Archive for January, 2008

Public Interest Notice

So the president and his nemesis have agreed to talk.

Since one of the main issues on the agenda is the issue of foreskins, or the absence of it – I believe it is *imperative* for the public to establish without doubt, the exact status of the preputial anatomies of these two gentlemen – i.e. if the president is missing a foreskin, and his nemesis retains it intact.

What if it revealed that the president was not, but his nemesis was, circumcised – would the two then change sides?

A knotty matter indeed, for the highest judge of the land.

Seeking Employment

In the course of the week the organization (“NGO”) I work for (I do not wish to name it, for clear reasons of anonymity) has received 3 applications of employment from Kenyan Civil Servants. Maybe it is a sign of individuals abandoning ship? Unfortunately the NGO hasn’t had a good experience with Civil Servants in general.

There was one, a middle-aged gentleman with impeccable credentials who we imported over from Europe last year, but we had to send him away after it was revealed that he had demanded certain personal favors bordering on the sanitary from one of the  attractive secretarial staff (one would have thought the vast selection of paid ladies would suffice ?).

Then there is an unspoken rule in many NGOs like mine – Never employ a Kenyan civil servant. Working for the government appears to add a cocktail of credentials involving corruption, incompetence and nepotism to one’s resumé.

The homeless and the homed

Today morning the house-maid (house-maid, house-girl – strange words have I learned in Kenya) and her child appeared at the door, with a few meager and pitiful belongings (The child has a comb and a cigarette carton for a toy).  The mother tearful and in distress, but the child smiling, and still carrying a pocket of warmth despite the darkness of the immediate past. Both evicted on short notice (“Get Out!!!”) from the shanty they lived in. Reason: Landlord was from a tribe from the opposing side. Now they want to stay with us until….

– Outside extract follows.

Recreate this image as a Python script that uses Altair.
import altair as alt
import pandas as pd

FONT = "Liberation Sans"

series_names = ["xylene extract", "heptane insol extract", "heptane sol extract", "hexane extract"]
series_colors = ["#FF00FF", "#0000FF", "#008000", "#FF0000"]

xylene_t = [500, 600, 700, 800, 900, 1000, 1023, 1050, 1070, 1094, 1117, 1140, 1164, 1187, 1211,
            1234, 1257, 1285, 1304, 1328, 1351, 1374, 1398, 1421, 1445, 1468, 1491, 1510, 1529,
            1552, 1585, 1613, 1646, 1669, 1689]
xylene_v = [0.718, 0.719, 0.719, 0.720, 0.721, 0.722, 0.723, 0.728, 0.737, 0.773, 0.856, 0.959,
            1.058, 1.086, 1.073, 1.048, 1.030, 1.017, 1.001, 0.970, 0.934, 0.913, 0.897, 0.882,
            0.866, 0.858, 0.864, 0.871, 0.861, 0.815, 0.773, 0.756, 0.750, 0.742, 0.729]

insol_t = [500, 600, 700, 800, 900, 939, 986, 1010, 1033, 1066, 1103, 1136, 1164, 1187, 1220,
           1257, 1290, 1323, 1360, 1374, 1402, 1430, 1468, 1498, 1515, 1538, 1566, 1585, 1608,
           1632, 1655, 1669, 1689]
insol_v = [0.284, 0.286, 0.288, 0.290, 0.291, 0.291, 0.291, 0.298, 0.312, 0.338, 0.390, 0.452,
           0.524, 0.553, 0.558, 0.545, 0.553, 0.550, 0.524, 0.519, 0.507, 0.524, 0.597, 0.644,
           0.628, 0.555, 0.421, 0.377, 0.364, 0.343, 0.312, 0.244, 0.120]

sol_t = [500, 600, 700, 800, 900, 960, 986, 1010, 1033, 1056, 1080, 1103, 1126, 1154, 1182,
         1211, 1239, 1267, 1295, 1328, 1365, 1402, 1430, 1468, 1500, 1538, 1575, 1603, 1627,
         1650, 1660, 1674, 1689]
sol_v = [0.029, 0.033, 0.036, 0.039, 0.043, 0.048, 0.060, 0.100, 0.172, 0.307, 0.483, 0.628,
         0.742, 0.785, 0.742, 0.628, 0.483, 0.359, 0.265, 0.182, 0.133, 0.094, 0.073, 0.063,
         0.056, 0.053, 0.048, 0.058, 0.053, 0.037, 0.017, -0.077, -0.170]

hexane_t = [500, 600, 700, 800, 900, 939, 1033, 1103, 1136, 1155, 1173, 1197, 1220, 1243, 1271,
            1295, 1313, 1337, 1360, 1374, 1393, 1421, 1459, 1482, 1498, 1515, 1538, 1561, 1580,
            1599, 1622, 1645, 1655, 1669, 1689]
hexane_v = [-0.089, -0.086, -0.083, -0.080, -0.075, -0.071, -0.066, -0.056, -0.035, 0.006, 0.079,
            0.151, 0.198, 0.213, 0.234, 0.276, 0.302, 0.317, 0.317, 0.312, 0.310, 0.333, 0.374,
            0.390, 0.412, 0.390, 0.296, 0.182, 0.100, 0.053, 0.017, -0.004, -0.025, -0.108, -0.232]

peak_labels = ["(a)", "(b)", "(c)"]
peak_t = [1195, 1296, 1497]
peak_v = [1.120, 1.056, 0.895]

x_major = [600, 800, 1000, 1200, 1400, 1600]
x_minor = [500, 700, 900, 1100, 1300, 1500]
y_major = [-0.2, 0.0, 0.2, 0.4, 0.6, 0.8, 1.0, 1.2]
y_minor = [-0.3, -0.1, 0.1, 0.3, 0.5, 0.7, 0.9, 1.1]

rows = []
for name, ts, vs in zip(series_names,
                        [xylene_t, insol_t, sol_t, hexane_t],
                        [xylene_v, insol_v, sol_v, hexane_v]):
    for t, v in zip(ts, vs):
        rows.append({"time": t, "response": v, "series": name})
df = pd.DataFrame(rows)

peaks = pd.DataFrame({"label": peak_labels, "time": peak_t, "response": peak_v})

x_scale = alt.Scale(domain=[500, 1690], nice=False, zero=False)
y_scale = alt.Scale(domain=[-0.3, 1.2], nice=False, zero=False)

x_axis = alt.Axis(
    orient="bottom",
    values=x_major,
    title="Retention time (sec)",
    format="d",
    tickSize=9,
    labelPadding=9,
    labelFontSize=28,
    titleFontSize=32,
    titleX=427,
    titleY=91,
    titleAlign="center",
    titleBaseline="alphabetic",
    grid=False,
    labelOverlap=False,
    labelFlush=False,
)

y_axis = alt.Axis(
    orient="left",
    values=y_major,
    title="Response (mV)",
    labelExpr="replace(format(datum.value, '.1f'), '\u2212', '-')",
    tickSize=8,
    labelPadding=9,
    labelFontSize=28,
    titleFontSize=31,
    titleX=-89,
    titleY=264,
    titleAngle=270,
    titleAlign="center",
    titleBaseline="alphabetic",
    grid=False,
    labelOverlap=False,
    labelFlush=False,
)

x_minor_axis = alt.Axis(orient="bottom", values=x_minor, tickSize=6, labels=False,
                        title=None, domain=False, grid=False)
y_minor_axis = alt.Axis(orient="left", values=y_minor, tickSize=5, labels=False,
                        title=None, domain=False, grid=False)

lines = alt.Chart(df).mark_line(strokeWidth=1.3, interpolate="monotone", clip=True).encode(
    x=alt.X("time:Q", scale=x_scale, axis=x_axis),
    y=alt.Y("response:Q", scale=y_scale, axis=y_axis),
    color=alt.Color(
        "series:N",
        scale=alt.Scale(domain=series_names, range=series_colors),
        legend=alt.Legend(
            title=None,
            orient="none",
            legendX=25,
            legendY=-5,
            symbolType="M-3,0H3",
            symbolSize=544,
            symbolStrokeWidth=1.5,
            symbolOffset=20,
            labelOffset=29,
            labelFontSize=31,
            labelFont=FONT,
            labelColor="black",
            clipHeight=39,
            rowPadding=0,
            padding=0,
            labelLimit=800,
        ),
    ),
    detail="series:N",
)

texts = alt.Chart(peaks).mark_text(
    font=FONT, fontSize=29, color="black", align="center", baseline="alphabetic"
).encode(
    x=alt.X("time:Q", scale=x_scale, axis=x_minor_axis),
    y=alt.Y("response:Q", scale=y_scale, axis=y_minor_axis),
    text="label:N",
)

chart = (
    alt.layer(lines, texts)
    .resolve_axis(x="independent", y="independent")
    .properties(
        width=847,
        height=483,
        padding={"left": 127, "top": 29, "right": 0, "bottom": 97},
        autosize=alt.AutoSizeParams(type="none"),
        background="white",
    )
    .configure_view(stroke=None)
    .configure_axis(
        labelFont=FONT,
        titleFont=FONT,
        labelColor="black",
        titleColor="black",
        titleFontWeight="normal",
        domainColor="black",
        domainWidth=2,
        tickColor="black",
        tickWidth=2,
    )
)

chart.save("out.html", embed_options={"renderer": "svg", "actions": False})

Mugithi’s fat and well powdered aunt intervened : the house-maid is from so-and-so tribe, we could be putting our lives in danger for their sake.  How I loathe this woman.  She saw the daggers in my eyes and stood down.  A moment later, Mugithi walked in — and bless her,  for the Aunt flinched and then dissolved under a choice selection of kikuyu dialectics.

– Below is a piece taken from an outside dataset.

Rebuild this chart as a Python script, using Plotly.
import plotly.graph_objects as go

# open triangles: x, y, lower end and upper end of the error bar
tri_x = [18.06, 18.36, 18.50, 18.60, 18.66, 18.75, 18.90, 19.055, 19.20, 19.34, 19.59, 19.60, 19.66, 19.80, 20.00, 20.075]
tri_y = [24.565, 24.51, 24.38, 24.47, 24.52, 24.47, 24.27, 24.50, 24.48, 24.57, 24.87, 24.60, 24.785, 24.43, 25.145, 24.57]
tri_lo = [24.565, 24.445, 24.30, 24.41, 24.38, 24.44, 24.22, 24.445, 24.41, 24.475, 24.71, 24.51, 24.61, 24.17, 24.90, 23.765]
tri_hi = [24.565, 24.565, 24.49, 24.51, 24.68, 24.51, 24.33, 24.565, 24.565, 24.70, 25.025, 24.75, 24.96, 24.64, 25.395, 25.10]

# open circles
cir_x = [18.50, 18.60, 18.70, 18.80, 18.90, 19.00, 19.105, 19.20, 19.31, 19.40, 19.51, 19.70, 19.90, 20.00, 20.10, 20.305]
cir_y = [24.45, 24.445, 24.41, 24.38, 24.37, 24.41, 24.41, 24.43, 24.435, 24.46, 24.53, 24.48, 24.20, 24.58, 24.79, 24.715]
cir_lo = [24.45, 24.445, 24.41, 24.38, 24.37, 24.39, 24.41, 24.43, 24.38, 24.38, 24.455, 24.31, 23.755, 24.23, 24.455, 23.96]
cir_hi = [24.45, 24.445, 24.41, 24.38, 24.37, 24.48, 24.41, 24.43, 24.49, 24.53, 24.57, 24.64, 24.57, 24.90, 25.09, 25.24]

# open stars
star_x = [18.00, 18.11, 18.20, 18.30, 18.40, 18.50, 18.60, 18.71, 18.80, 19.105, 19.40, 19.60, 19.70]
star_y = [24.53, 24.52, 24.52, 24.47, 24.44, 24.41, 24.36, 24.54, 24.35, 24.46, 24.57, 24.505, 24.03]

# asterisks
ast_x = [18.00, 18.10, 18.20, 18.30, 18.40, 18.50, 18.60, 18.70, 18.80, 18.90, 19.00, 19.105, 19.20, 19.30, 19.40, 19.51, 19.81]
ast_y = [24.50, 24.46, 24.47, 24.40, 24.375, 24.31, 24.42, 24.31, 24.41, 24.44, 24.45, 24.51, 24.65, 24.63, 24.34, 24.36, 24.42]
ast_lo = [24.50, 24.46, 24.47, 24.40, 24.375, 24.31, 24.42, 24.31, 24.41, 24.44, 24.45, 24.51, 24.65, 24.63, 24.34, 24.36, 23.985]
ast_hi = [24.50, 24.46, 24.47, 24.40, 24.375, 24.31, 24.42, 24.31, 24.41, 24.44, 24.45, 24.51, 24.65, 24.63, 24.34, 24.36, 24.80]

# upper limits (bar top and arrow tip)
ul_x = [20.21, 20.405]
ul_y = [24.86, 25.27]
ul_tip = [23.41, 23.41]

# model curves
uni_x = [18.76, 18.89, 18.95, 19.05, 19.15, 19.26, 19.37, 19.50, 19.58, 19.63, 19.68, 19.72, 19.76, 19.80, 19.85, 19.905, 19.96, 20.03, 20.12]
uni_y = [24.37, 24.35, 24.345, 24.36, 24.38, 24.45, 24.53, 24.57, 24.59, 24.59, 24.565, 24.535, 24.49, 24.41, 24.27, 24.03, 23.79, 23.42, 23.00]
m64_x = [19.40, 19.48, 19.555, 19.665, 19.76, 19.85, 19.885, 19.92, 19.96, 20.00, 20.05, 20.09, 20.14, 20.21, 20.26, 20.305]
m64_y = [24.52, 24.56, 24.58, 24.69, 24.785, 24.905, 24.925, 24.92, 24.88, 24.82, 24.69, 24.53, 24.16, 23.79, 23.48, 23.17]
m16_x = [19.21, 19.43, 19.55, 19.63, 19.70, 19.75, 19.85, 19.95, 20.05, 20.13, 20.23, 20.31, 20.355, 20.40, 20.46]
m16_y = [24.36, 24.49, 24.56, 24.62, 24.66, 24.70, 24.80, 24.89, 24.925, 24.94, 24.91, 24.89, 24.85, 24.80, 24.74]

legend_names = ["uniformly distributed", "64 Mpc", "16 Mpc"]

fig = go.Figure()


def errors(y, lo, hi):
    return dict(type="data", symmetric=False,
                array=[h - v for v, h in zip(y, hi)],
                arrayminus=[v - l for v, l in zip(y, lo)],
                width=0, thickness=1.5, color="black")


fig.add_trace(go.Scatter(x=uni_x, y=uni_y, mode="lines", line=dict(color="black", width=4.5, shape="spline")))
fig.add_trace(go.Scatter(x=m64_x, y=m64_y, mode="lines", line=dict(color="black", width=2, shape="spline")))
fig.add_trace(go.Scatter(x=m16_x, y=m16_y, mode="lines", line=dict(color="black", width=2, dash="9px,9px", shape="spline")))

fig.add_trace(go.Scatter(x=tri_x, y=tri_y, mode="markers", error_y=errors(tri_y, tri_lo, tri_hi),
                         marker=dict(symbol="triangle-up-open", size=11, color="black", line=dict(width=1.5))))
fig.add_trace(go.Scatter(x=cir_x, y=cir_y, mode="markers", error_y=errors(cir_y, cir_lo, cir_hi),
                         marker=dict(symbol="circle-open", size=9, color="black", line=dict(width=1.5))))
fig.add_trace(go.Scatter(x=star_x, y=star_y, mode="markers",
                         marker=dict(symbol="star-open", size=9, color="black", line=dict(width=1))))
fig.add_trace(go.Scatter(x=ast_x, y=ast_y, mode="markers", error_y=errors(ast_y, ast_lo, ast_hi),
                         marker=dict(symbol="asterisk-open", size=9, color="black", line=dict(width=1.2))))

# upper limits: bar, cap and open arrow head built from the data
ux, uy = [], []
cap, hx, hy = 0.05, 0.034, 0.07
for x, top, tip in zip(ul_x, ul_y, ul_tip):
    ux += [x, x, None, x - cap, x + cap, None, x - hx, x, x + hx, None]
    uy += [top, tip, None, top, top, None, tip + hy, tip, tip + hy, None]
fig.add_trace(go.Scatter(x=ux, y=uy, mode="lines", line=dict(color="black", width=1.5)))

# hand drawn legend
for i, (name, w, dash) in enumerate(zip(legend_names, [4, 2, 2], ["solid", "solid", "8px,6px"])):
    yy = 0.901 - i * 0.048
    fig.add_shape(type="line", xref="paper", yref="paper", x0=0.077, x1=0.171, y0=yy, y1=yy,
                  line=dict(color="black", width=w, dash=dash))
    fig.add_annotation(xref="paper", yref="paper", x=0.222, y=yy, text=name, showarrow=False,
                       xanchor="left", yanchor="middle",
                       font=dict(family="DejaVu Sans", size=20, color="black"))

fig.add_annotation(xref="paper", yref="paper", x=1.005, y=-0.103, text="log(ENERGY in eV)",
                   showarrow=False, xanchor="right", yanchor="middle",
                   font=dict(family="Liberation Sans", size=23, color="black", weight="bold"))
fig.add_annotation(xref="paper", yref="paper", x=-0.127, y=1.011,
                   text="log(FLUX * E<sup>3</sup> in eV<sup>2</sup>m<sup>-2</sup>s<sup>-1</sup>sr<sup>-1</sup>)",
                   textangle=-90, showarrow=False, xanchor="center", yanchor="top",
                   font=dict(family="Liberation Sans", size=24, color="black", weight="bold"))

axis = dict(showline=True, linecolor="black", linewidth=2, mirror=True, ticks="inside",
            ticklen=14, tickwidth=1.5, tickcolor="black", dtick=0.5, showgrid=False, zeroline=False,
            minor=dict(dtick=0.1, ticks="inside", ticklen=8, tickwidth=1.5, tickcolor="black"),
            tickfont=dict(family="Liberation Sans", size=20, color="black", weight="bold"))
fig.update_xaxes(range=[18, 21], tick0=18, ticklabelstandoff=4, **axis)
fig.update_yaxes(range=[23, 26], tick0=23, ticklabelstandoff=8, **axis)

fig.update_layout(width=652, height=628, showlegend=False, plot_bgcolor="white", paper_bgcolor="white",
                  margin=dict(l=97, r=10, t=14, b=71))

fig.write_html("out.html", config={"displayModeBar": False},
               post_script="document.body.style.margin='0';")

The child immediately descended into the garden, playfully chasing the dogs.  The mother wiped her tears, and reached for an apron and a pot-scrubber. The house is a kind of private universe, a deceptive cosmos of friendly dogs, smiling faces, a small orchard of mangoes – all within the greater one that is burning outside at the moment.

Metamorphosis

One of Mugithi’s aunts has materialized at our home. Big kikuyu woman, typically strong, the husband kept beating her until he thankfully shuffled of this mortal coil with a serious bout of gout. She still sheds a few tears, in relief, rather than grief.

The husband was one of the few privileged ones who prospered in the shining light of government benevolence. In the 70s there was something called the Kenyatta Resettlement Scheme – the government handed out title deeds to large parcels of land in different parts of the country to various beneficiaries. Mugithi’s uncle received a large swathe of land near Diani on the coast, and sometime last year the Aunt received another title deed to a fertile tract of land further north, near Malindi. She rents it out to a local tenant farmer.

“Who else got these parcels of land?” I ask her innocently, and the facts tumble out. There were about 300 title deeds handed out last year about 15 went to people from the local inhabitant community, the rest went to kikuyus and their kin. Why not to the local communities ?

“They don’t know how to farm…” says the Aunt disparagingly, crinkling her nose.

This is the voice I hear in my family – from my girl-friend, from her family, from her sisters, and from her uncles. Yet, people keep telling me this battle isn’t about tribe and ethnicity, but about land. In a country with communal nepotism, everything begins and ends with petty arguments and prejudices. Inferior and superior is decided on the basis of not having a foreskin, a servant maid is hired on the basis of her being from a “servile tribe”, the list is endless.

To understand this better, I think I should start by beating Mugithi everyday, and eating red meat and ugali three times a day. Luckily, I am already circumcised, my mother was Jewish.

Who or what is a kikuyu

A friend of mine from the Big Apple emailed me to ask “who are what is a kikuyu?”.

This is what I told him:

From your office block in Manhattan walk 6 blocks east until you reach the World Trade Center site. Here you will find people laying flowers, others taking pictures, a hot dog stand doing brisk business and so on.

If you wait for five minutes a black man will approach you with a shoe box. Inside the shoe-box you will find a piece of dusty rubble. The man will tell you with great animation that this piece of concrete is an “original” fragment from the World Trade Center, and it can be yours for a price.
That man with the shoe-box will almost certainly be a kikuyu.